Chad,a physics major and math minor from Lynchburg, is assisting Dr. John Eric Goff, professor of physics, with research this summer aimed at predicting the winning times for each stage of the Tour de France. The 101st Tour de France, which began July 5 in Leeds, England and ends July 27 in Paris, consists of 21 stages and covers a distance of 3,656 kilometers. Using physics, Dr. Goff and Chad will predict the optimal time each stage should take.
Author of Gold Medal Physics: The Science of Sports, Dr. Goff is providing commentary on his blog, where you can follow their predictions, which will be posted the day before each stage.

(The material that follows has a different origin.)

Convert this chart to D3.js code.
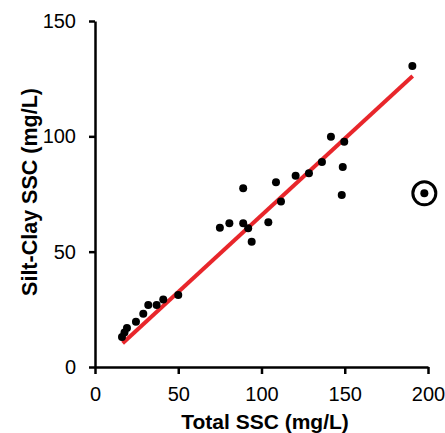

Chad received a Virginia Foundation for Independent Colleges (VFIC) Undergraduate Science Research Fellowship Award to help Dr. Goff continue with his work. Under Dr. Goff’s guidance, Chad is developing an empirically-determined continuous power model for a typical elite Tour de France cyclist.
“We have to go through and map out every stage into right triangles and analyze how much time it takes to get through them,” Chad said. “It’s lots and lots of work … but it’s great to see the background of things I’ve been interested in for years.”

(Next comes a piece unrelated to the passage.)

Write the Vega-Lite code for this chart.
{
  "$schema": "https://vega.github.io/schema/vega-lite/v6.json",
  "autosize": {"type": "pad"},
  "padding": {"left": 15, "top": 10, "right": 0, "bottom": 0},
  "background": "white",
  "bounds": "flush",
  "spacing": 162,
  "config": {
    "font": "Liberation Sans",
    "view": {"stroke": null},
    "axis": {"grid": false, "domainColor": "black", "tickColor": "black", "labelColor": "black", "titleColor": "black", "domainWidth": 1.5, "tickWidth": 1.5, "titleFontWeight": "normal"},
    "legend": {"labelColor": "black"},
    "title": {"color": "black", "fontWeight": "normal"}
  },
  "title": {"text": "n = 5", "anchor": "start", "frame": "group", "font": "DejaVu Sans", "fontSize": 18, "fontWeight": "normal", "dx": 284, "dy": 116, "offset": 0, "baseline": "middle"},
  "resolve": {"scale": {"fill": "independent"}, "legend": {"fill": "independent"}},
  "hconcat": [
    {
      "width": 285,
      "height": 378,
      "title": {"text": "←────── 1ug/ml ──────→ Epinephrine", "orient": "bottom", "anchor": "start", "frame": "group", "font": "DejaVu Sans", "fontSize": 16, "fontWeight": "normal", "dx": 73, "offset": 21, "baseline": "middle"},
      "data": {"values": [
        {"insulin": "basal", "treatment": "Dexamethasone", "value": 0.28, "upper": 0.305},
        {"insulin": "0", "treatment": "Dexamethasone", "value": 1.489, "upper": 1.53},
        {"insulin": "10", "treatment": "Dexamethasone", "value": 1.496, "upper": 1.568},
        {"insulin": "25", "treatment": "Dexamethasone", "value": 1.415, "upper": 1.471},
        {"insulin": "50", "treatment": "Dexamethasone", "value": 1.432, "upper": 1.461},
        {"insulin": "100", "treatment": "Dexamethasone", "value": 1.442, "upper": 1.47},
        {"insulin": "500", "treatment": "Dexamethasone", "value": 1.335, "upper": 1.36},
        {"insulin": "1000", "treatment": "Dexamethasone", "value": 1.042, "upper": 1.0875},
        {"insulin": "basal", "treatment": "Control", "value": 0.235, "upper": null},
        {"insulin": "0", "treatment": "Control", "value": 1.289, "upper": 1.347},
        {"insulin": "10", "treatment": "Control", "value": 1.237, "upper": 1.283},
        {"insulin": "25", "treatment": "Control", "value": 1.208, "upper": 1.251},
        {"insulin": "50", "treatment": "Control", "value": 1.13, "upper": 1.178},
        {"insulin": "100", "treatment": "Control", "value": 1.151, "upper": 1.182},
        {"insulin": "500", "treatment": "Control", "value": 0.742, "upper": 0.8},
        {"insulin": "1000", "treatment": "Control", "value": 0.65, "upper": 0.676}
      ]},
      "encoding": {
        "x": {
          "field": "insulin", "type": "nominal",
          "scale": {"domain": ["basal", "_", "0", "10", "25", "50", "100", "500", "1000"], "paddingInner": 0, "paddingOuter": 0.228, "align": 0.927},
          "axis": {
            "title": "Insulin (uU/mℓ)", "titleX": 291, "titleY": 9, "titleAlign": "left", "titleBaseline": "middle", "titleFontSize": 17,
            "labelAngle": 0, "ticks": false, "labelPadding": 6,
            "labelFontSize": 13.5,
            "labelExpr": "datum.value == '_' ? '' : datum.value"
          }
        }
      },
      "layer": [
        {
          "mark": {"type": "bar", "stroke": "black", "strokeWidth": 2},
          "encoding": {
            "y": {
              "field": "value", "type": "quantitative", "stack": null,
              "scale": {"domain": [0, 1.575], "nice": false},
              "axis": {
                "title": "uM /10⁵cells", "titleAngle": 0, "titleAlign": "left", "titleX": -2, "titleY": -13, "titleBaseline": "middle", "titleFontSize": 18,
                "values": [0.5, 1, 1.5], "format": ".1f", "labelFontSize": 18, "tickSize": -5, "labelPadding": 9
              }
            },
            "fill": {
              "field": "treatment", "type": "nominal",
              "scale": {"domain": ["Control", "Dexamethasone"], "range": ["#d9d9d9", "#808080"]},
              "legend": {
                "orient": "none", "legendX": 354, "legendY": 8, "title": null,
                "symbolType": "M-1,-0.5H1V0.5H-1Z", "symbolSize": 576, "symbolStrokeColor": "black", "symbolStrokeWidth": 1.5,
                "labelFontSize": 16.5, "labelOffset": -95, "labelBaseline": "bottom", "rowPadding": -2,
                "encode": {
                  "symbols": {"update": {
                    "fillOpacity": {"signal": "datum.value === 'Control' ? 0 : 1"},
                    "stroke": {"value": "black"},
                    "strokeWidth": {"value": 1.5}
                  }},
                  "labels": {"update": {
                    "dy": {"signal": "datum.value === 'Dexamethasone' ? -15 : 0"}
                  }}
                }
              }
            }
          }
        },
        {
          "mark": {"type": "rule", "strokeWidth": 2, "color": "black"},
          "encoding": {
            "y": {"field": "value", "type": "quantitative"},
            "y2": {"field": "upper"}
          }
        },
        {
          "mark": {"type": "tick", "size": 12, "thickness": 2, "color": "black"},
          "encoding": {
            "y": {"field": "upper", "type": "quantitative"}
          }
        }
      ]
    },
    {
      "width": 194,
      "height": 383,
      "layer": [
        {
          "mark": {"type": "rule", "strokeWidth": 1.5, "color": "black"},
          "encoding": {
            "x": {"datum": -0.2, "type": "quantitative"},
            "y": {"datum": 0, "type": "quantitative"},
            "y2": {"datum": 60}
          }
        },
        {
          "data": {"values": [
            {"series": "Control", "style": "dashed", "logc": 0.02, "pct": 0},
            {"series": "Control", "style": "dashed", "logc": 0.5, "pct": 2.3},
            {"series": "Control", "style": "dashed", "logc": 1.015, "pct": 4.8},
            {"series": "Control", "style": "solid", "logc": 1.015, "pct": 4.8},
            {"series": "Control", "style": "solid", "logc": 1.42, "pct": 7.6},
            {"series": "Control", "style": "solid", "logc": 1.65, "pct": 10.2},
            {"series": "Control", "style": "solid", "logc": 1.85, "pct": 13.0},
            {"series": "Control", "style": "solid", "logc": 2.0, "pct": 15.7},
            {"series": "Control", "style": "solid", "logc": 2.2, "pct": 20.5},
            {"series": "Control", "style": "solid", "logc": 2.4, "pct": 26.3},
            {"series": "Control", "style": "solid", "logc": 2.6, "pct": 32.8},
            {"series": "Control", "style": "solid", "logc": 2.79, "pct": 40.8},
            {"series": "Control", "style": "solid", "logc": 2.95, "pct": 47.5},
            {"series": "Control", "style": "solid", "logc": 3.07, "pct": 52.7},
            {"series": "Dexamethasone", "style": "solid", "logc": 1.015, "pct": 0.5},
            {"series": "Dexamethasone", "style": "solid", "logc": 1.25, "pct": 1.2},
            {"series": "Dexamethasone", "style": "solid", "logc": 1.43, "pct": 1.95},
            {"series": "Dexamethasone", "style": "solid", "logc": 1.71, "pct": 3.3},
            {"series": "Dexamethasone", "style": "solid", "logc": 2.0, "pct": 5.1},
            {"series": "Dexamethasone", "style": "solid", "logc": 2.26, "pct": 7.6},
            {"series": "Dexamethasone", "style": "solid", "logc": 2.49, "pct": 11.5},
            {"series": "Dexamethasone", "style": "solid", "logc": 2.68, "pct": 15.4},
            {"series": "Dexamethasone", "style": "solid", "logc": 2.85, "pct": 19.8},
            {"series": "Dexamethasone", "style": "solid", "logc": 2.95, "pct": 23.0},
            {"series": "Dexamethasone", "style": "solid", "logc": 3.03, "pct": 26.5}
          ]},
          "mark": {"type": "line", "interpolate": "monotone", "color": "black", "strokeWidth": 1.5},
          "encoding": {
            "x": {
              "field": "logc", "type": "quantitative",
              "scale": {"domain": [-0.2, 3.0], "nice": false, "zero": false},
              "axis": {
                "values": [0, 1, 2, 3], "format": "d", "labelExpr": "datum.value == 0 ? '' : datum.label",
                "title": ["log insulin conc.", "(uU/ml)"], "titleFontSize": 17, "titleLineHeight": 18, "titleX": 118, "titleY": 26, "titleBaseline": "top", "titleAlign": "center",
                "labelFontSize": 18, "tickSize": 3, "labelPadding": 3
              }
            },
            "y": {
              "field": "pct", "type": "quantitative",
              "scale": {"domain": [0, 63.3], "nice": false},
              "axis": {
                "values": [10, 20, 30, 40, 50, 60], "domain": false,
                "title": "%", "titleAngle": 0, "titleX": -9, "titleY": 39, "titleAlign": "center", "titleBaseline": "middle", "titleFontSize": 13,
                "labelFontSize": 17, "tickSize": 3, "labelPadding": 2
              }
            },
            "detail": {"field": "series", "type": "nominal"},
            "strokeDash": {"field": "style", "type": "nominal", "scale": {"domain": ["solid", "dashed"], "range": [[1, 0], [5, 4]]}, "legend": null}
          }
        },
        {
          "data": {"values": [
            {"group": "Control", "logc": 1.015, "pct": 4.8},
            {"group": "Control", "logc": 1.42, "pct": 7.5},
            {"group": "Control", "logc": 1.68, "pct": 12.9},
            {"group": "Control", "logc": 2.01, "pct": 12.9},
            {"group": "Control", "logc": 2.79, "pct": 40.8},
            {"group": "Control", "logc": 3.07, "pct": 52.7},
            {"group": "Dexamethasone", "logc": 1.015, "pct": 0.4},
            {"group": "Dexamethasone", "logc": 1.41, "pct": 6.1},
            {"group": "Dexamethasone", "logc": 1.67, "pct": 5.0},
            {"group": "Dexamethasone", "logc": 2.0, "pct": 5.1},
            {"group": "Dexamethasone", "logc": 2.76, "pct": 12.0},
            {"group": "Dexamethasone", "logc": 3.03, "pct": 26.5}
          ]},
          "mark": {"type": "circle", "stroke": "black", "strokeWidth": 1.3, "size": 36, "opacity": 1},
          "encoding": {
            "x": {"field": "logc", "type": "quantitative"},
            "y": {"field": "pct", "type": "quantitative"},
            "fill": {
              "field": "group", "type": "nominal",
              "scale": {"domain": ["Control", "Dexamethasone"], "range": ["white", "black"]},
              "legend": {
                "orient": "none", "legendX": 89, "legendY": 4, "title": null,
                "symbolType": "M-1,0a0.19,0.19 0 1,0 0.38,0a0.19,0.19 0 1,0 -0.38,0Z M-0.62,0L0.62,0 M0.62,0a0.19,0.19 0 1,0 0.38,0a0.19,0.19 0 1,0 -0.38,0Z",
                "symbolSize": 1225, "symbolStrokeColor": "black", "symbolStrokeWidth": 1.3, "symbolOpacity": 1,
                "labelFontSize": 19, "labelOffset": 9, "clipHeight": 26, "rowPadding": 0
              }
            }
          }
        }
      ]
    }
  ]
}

According to Dr. Goff, who chairs the physics department at LC, “Chad is progressing wonderfully. After just a year of intro physics, he’s doing sophisticated computations and making serious contributions to cutting-edge research.”
Chad is one of several students who have worked with Dr. Goff on the Tour de France modeling. Last year, student Brian Ramsey ’15 was awarded the VFIC William E. Betts Jr. Undergraduate Science Research Fellowship Award to expand on research completed the year before. Aakar Verma, a 21-year-old mechanical engineering student from New Delhi, India, completed a two-month research internship with Dr. Goff in 2011. Aakar, who loves sports, found an internet paper by the physics professor on the aerodynamics of a soccer ball, and emailed him. Their correspondence turned into international collaborative research between the two.
Dr. Goff has expanded Chad’s research portfolio this summer from Tour de France work to include the work he’s been doing with his Japanese colleagues on soccer balls. “Like Brian Ramsey did the previous two summers, Chad Hobson is assisting me to push the envelope of sports physics research,” Dr. Goff said.
An LC soccer player, Chad said he has grown up as a sports enthusiast. “Every year my family has watched the Tour de France,” he said. “Both my parents were triathletes.” Chad said he hasn’t learned anything that will change the way he plays soccer, however. “Mentally it’s a fast-paced game.”
This is the seventh year Dr. Goff has predicted winning times for the Tour de France. During the last three years, he said the predictions came pretty close. “If there’s a crash or it’s raining, that’s always a good explanation of why we might be a little bit off,” he said, noting that one year a strong tailwind significantly reduced the cyclists’ times.
Dr. Goff, who is working on a textbook on the physics of sports, has presented at international conferences on the physics of sports and is often sought by the media to explain how athletes are physically able to do what they do.